Here is the kids corner.  My girls sit at the little table for crafts and to eat their breakfast and lunch.  This little nook has given me so many fits in terms of what to put here.  But that's a topic for a future post.  I keep changing my mind, but I'm currently considering built-in shelves floor to ceiling -- a project I think I can do myself.  For now, the ticking stripe curtains are hiding cubbies full of art supplies for my girls.  That shelf near the top was there when we moved in and it looks fairly easy to replicate.  On top of the shelf, the left basket holds picnic supplies while the right one holds extra paper towels.  

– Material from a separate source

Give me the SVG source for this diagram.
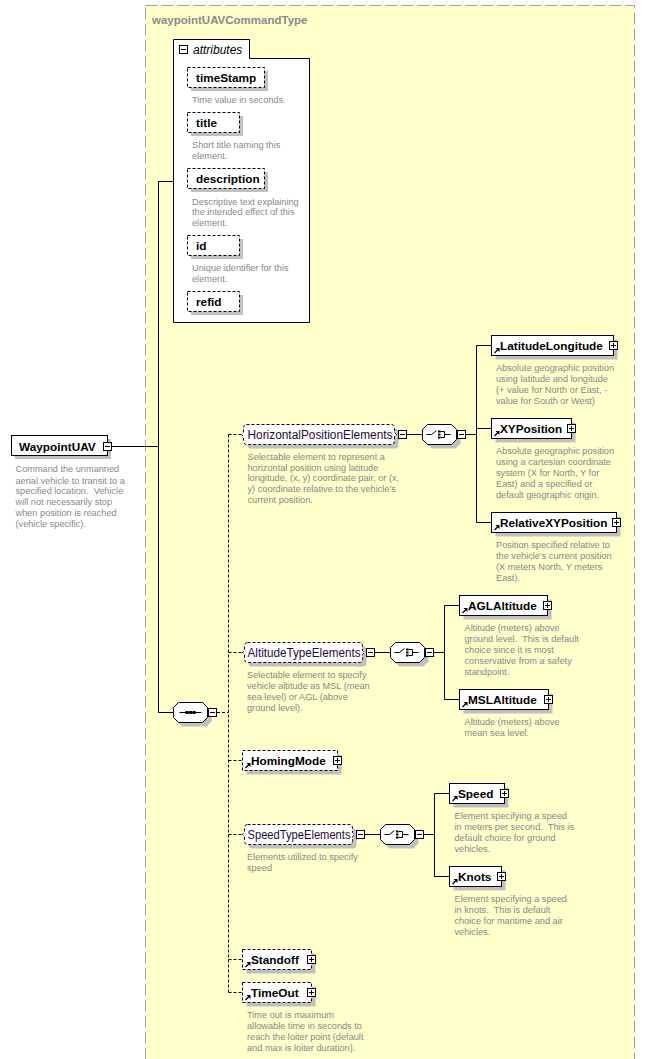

This is the second place I've lived in with commercial grade vinyl tiles -- the kind you might see in a grocery store or school.  I love them!  They look clean, even if they are dirty and they are SO durable.   The pattern in which they were laid would probably not be my first choice, but they kind of lead the eye diagonally across the room, making it feel bigger.

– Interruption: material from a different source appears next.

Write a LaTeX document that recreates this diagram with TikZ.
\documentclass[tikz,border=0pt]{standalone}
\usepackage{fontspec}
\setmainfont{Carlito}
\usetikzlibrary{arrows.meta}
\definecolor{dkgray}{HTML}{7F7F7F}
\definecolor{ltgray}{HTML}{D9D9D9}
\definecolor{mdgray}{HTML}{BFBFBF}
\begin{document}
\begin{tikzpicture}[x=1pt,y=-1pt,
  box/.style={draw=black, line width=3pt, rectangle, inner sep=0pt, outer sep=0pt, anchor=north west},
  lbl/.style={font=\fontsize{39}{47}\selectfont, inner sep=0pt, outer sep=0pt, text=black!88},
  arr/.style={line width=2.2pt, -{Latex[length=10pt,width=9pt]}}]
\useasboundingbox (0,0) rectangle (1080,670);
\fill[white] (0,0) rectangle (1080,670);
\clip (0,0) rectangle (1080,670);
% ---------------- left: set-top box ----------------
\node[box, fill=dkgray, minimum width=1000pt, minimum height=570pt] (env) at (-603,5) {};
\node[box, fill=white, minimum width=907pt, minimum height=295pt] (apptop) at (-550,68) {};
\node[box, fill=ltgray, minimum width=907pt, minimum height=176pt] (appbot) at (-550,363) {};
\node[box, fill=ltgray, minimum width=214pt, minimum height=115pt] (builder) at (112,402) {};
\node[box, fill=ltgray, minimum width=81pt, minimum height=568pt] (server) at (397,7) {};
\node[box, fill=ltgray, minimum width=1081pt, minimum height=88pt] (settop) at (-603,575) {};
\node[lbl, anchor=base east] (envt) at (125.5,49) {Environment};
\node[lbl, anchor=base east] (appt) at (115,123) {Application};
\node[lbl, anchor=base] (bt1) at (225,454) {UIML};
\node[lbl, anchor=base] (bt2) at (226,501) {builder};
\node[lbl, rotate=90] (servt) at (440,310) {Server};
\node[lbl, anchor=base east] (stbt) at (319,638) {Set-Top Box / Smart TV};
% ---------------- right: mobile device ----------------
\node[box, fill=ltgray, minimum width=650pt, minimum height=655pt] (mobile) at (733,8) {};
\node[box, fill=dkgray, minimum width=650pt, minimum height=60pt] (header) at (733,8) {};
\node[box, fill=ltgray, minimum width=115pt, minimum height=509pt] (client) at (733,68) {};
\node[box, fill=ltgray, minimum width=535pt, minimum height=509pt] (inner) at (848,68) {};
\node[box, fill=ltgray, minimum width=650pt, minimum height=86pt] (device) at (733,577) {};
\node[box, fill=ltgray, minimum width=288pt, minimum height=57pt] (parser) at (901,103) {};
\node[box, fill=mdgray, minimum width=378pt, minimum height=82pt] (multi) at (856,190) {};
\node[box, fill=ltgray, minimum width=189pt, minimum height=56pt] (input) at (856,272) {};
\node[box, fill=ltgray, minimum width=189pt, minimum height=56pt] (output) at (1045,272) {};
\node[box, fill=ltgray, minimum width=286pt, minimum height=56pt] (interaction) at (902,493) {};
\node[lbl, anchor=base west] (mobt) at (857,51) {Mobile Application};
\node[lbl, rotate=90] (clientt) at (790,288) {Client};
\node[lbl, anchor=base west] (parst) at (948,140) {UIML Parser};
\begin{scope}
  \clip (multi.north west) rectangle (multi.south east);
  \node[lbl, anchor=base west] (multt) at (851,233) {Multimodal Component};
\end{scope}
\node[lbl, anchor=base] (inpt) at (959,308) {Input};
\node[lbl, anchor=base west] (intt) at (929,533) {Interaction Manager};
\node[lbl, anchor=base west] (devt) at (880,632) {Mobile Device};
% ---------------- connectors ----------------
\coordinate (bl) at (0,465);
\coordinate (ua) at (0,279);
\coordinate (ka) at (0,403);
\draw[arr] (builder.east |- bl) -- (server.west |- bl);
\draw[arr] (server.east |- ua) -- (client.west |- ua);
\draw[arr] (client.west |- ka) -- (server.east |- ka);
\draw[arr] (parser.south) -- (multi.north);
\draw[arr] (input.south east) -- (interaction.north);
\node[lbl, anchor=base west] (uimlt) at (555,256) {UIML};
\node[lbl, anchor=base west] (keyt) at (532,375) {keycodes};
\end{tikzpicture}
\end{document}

The fridge.  Oh boy, did I agonize over that choice since I never saw it in person before ordering.  I insisted on getting something counter-depth so it wouldn't stick out beyond that wall next to the garage door.  It is extra tall, and with only 13.8 cubic feet of storage, the interior is small.  But the layout is so efficient we can fit a week's worth of food for a family of four.  Again, perhaps a post for another day if folks want to know more.  Anyway, it has a sleek, white glossy finish, rather than pebbled, and I dig those handles.  Next to the fridge is the Ikea shelf from our previous kitchen to add more storage.

Our island is actually the portable dishwasher, since the kitchen came without one.  I added a remnant piece of butcher block cut larger than the top and mounted a small towel bar to the underside to hide the power and sink hook-ups, which feed into that slot on the back.  It's funny, we've had so many visitors comment on our small island, and they are so surprised to find out it's actually a dishwasher.  That was my goal!  I basically do 100% of our food prep on that little butcher block rectangle. 

The counters, oy.  I dislike the tiled counters, but at least they are white.   What I do love are the porcelain undermount sink, the wall-mounted faucet, and the original subway tiles on the backsplash. 

So there it is.  I have lots of topics for future posts here.  We won't be doing any kind of remodel to this kitchen in the near future.  Our 1925 house has some dry rot issues to be dealt with and the frame needs to be bolted to the foundation since we live in earthquake country.  So any extra funds are going to that for now.  In the meantime, I do want to come up with some clever, inexpensive solutions to make it more workable.  Any ideas are welcome!